(Goal)
Output the full listing below exactly as it reads, and skip anything that is a picture.
* BEGIN Supplied data *
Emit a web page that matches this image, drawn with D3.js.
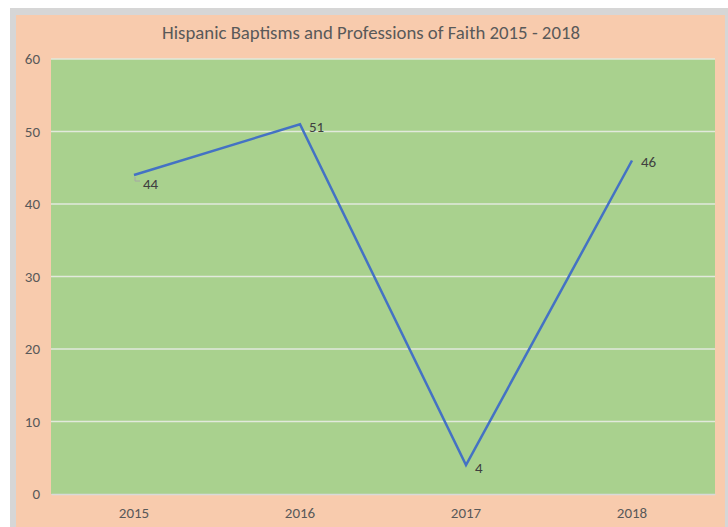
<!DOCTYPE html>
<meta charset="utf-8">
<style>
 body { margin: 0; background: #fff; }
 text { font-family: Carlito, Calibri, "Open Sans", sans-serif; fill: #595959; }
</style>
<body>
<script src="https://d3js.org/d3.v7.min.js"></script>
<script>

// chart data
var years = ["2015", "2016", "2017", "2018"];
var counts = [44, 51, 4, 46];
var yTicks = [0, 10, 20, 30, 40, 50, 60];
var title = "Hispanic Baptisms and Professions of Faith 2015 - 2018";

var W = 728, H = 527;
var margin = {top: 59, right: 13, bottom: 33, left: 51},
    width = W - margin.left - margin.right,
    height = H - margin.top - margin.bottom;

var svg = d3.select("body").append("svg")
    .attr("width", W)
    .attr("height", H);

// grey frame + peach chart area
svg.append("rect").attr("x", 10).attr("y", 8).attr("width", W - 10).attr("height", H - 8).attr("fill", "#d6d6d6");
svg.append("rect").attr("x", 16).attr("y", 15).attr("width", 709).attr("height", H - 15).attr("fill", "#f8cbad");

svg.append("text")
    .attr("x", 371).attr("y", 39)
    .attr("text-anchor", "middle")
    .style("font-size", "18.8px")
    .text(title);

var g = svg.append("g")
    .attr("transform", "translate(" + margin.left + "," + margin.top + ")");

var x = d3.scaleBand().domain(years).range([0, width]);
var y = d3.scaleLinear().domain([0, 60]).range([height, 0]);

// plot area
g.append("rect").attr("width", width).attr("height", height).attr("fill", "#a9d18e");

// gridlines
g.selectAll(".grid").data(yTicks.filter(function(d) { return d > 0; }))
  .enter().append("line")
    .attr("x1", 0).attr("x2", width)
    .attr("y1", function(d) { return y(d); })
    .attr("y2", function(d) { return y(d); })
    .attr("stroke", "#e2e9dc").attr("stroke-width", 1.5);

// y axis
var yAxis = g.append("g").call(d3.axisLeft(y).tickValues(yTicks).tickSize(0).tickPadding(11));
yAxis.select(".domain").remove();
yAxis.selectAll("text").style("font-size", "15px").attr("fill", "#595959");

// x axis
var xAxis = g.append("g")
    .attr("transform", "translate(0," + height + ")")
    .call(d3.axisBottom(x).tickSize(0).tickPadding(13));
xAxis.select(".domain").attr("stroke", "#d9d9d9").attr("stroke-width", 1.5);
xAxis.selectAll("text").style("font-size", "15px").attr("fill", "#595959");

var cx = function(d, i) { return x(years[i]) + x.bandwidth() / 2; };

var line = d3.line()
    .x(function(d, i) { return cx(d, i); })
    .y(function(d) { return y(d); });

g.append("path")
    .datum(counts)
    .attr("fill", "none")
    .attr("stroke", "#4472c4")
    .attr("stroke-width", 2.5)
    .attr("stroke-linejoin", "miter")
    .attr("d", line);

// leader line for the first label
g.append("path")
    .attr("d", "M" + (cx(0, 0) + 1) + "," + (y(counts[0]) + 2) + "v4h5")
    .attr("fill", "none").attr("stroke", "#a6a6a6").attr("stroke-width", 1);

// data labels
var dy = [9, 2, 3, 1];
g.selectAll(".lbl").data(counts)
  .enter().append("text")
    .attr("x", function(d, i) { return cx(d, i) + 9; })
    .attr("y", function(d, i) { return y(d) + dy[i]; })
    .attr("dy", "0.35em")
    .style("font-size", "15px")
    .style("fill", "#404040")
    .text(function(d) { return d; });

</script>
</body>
* END Supplied data *
(Exercise answer)
Emit a web page that matches this image, drawn with D3.js.
<!DOCTYPE html>
<meta charset="utf-8">
<style>
 body { margin: 0; background: #fff; }
 text { font-family: Carlito, Calibri, "Open Sans", sans-serif; fill: #595959; }
</style>
<body>
<script src="https://d3js.org/d3.v7.min.js"></script>
<script>

// chart data
var years = ["2015", "2016", "2017", "2018"];
var counts = [44, 51, 4, 46];
var yTicks = [0, 10, 20, 30, 40, 50, 60];
var title = "Hispanic Baptisms and Professions of Faith 2015 - 2018";

var W = 728, H = 527;
var margin = {top: 59, right: 13, bottom: 33, left: 51},
    width = W - margin.left - margin.right,
    height = H - margin.top - margin.bottom;

var svg = d3.select("body").append("svg")
    .attr("width", W)
    .attr("height", H);

// grey frame + peach chart area
svg.append("rect").attr("x", 10).attr("y", 8).attr("width", W - 10).attr("height", H - 8).attr("fill", "#d6d6d6");
svg.append("rect").attr("x", 16).attr("y", 15).attr("width", 709).attr("height", H - 15).attr("fill", "#f8cbad");

svg.append("text")
    .attr("x", 371).attr("y", 39)
    .attr("text-anchor", "middle")
    .style("font-size", "18.8px")
    .text(title);

var g = svg.append("g")
    .attr("transform", "translate(" + margin.left + "," + margin.top + ")");

var x = d3.scaleBand().domain(years).range([0, width]);
var y = d3.scaleLinear().domain([0, 60]).range([height, 0]);

// plot area
g.append("rect").attr("width", width).attr("height", height).attr("fill", "#a9d18e");

// gridlines
g.selectAll(".grid").data(yTicks.filter(function(d) { return d > 0; }))
  .enter().append("line")
    .attr("x1", 0).attr("x2", width)
    .attr("y1", function(d) { return y(d); })
    .attr("y2", function(d) { return y(d); })
    .attr("stroke", "#e2e9dc").attr("stroke-width", 1.5);

// y axis
var yAxis = g.append("g").call(d3.axisLeft(y).tickValues(yTicks).tickSize(0).tickPadding(11));
yAxis.select(".domain").remove();
yAxis.selectAll("text").style("font-size", "15px").attr("fill", "#595959");

// x axis
var xAxis = g.append("g")
    .attr("transform", "translate(0," + height + ")")
    .call(d3.axisBottom(x).tickSize(0).tickPadding(13));
xAxis.select(".domain").attr("stroke", "#d9d9d9").attr("stroke-width", 1.5);
xAxis.selectAll("text").style("font-size", "15px").attr("fill", "#595959");

var cx = function(d, i) { return x(years[i]) + x.bandwidth() / 2; };

var line = d3.line()
    .x(function(d, i) { return cx(d, i); })
    .y(function(d) { return y(d); });

g.append("path")
    .datum(counts)
    .attr("fill", "none")
    .attr("stroke", "#4472c4")
    .attr("stroke-width", 2.5)
    .attr("stroke-linejoin", "miter")
    .attr("d", line);

// leader line for the first label
g.append("path")
    .attr("d", "M" + (cx(0, 0) + 1) + "," + (y(counts[0]) + 2) + "v4h5")
    .attr("fill", "none").attr("stroke", "#a6a6a6").attr("stroke-width", 1);

// data labels
var dy = [9, 2, 3, 1];
g.selectAll(".lbl").data(counts)
  .enter().append("text")
    .attr("x", function(d, i) { return cx(d, i) + 9; })
    .attr("y", function(d, i) { return y(d) + dy[i]; })
    .attr("dy", "0.35em")
    .style("font-size", "15px")
    .style("fill", "#404040")
    .text(function(d) { return d; });

</script>
</body>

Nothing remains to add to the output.